## Exercise details
Which lines hold the string "this"? Copy every one of them.

(Source code of charts)

============================================================

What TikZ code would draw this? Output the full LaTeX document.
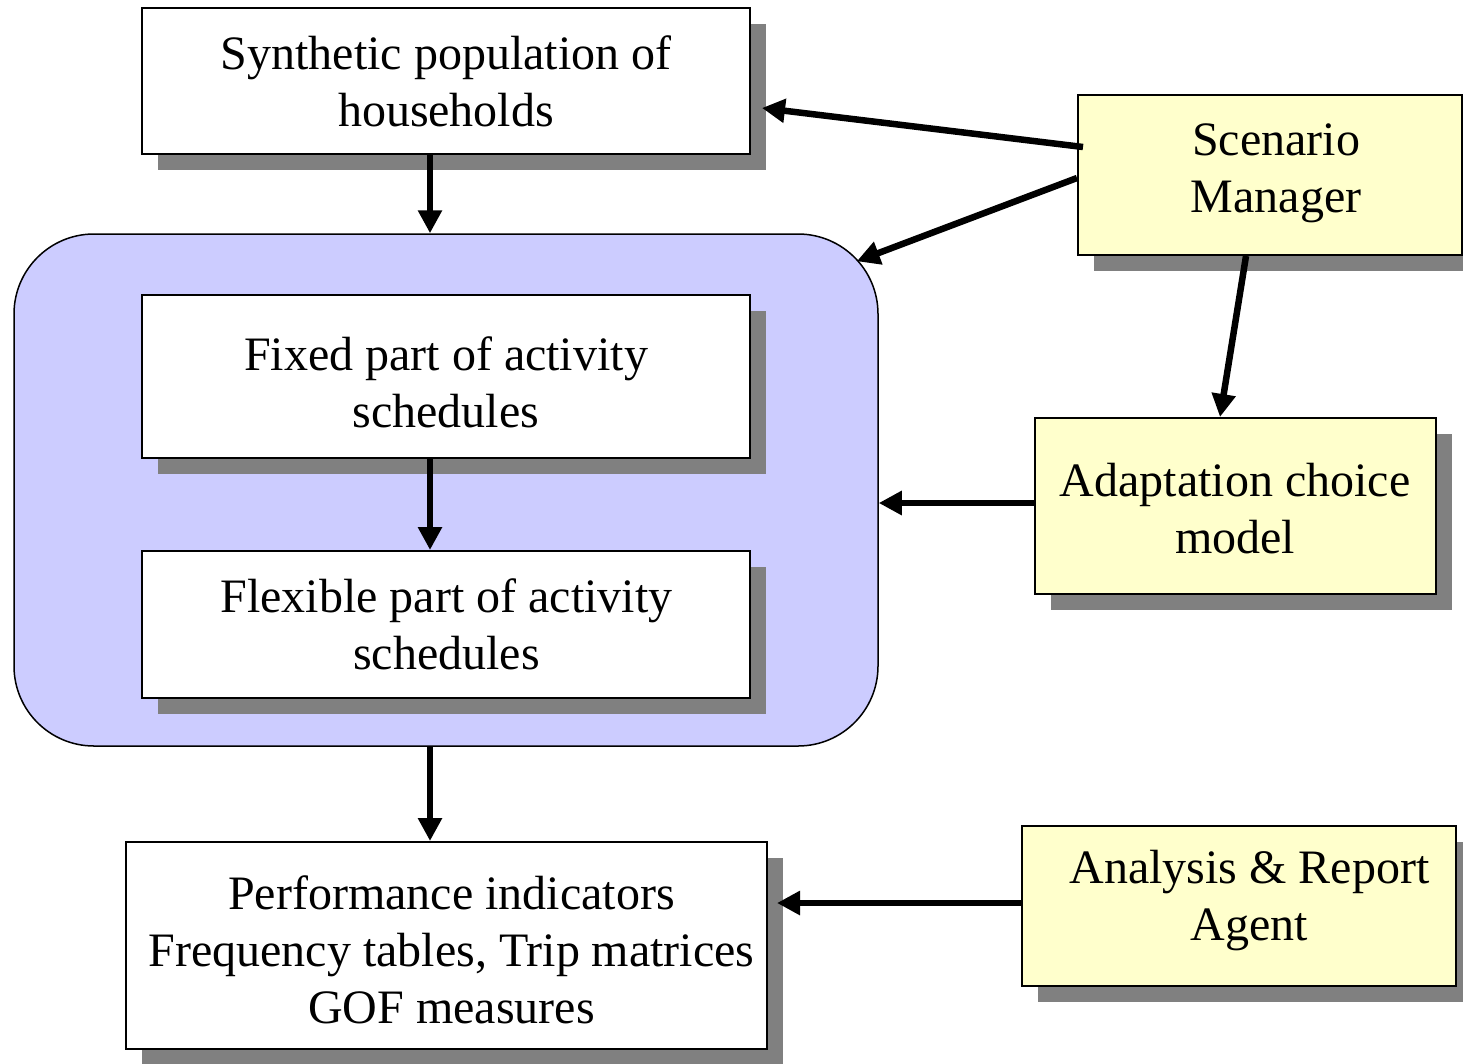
\documentclass[tikz,border=0pt]{standalone}
\usepackage{fontspec}
\setmainfont{Liberation Serif}
\usetikzlibrary{shadows,arrows.meta,calc}
\definecolor{grpblue}{RGB}{204,204,255}
\definecolor{boxyellow}{RGB}{255,255,204}
\definecolor{shadowgray}{RGB}{128,128,128}
\begin{document}
\begin{tikzpicture}[x=1pt,y=-1pt,
  box/.style={draw=black, line width=2pt, fill=white, inner sep=0pt,
    drop shadow={shadow xshift=16pt, shadow yshift=-16pt, opacity=1, fill=shadowgray}},
  ybox/.style={box, fill=boxyellow},
  lbl/.style={font=\fontsize{48}{57}\selectfont, align=center, inner sep=0pt},
  arr/.style={line width=6.5pt, -{Triangle[length=23pt,width=23pt]}}]
\useasboundingbox (0,0) rectangle (1463,1063);
\fill[white] (0,0) rectangle (1463,1063);

% group
\node[draw=black, line width=1.5pt, fill=grpblue, rounded corners=80pt,
      minimum width=864pt, minimum height=512pt] (grp) at (446,490) {};

% boxes
\node[box, minimum width=608pt, minimum height=146pt] (syn) at (446,81) {};
\node[ybox, minimum width=384pt, minimum height=160pt] (scen) at (1270,175) {};
\node[box, minimum width=608pt, minimum height=163pt] (fixed) at (446,376.5) {};
\node[box, minimum width=608pt, minimum height=147pt] (flex) at (446,624.5) {};
\node[ybox, minimum width=401pt, minimum height=176pt] (adapt) at (1235.5,506) {};
\node[box, minimum width=641pt, minimum height=207pt] (perf) at (446.5,945.5) {};
\node[ybox, minimum width=434pt, minimum height=160pt] (anal) at (1239,906) {};

% texts
\node[lbl] (synT) at (446,81) {Synthetic population of\\households};
\node[lbl] (scenT) at (1276,173) {Scenario\\Manager};
\node[lbl] (fixedT) at (446,382) {Fixed part of activity\\schedules};
\node[lbl] (flexT) at (446.5,624) {Flexible part of activity\\schedules};
\node[lbl] (adaptT) at (1235,509) {Adaptation choice\\model};
\node[lbl] (perfT) at (451.5,950) {Performance indicators\\Frequency tables, Trip matrices\\GOF measures};
\node[lbl] (analT) at (1249.5,901) {Analysis \& Report\\Agent};

% connectors
\draw[arr] ([xshift=-16pt]syn.south) -- ([xshift=-16pt]grp.north);
\draw[arr] ($(scen.west)+(6,-28)$) -- ($(syn.east)+(11,27)$);
\draw[arr] ($(scen.west)+(0,3)$) -- ($(grp.north east)+(-22,28)$);
\draw[arr] ($(scen.south)+(-24,0)$) -- ($(adapt.north)+(-15.5,0)$);
\draw[arr] ([yshift=3pt]adapt.west) -- ([yshift=-13pt]grp.east);
\draw[arr] ([xshift=-16pt]fixed.south) -- ([xshift=-16pt]flex.north);
\draw[arr] ([xshift=-16pt]grp.south) -- ([xshift=-16.5pt]perf.north);
\draw[arr] ([yshift=3pt]anal.west) -- ($(perf.east)+(9,-42.5)$);
\end{tikzpicture}
\end{document}
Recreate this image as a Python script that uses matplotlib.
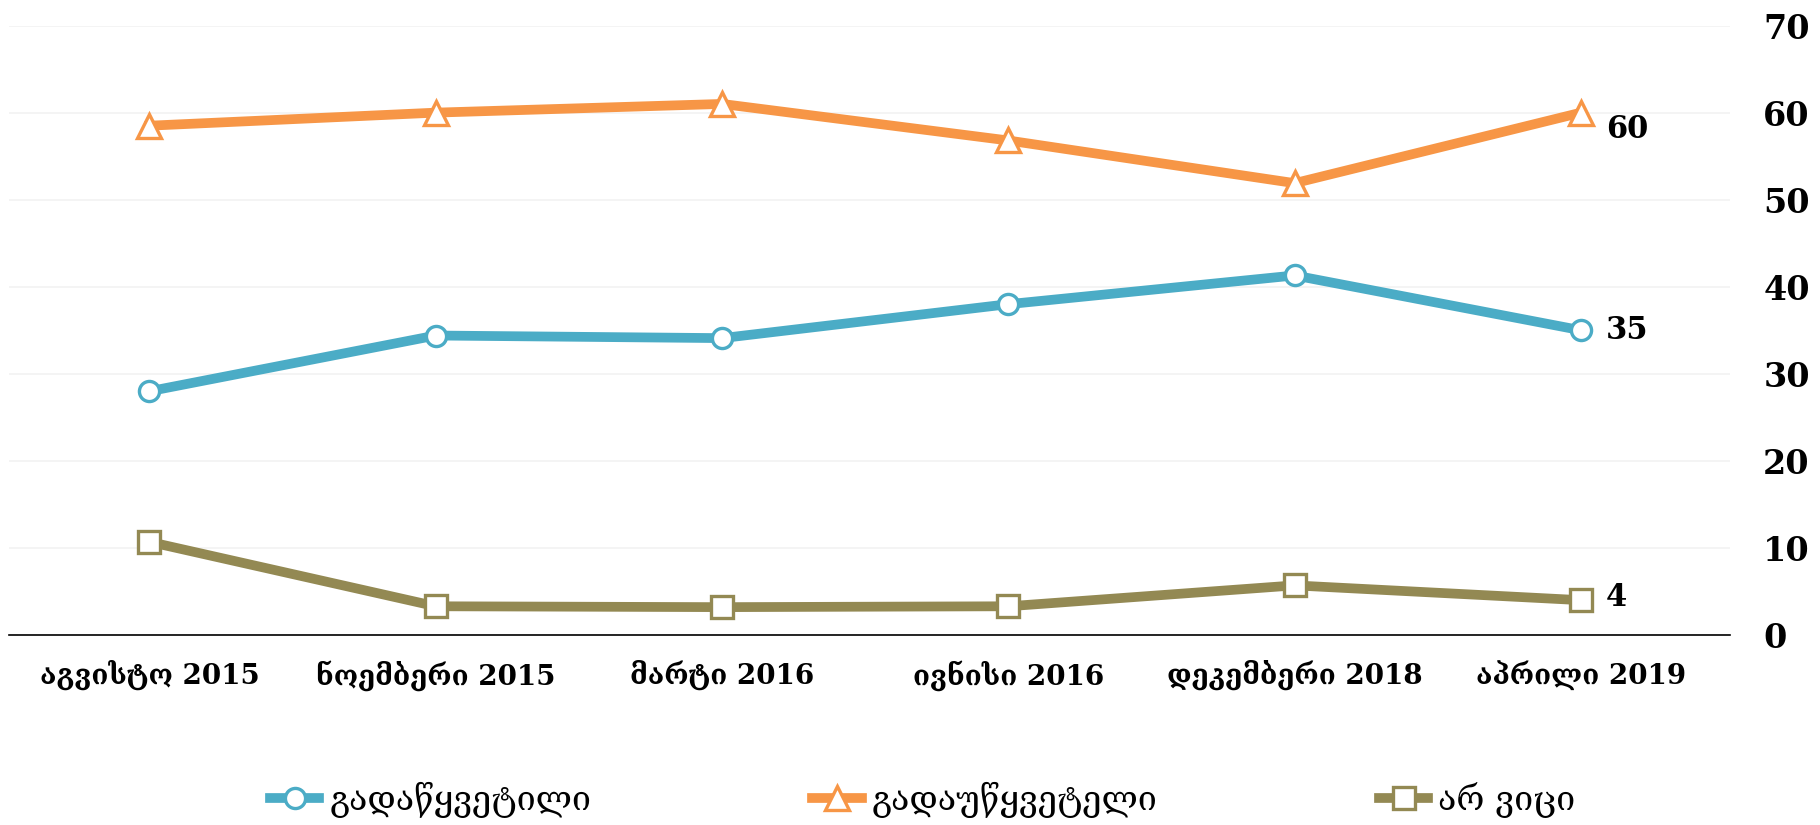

============================================================

## Reply to the exercise
What TikZ code would draw this? Output the full LaTeX document.
Recreate this image as a Python script that uses matplotlib.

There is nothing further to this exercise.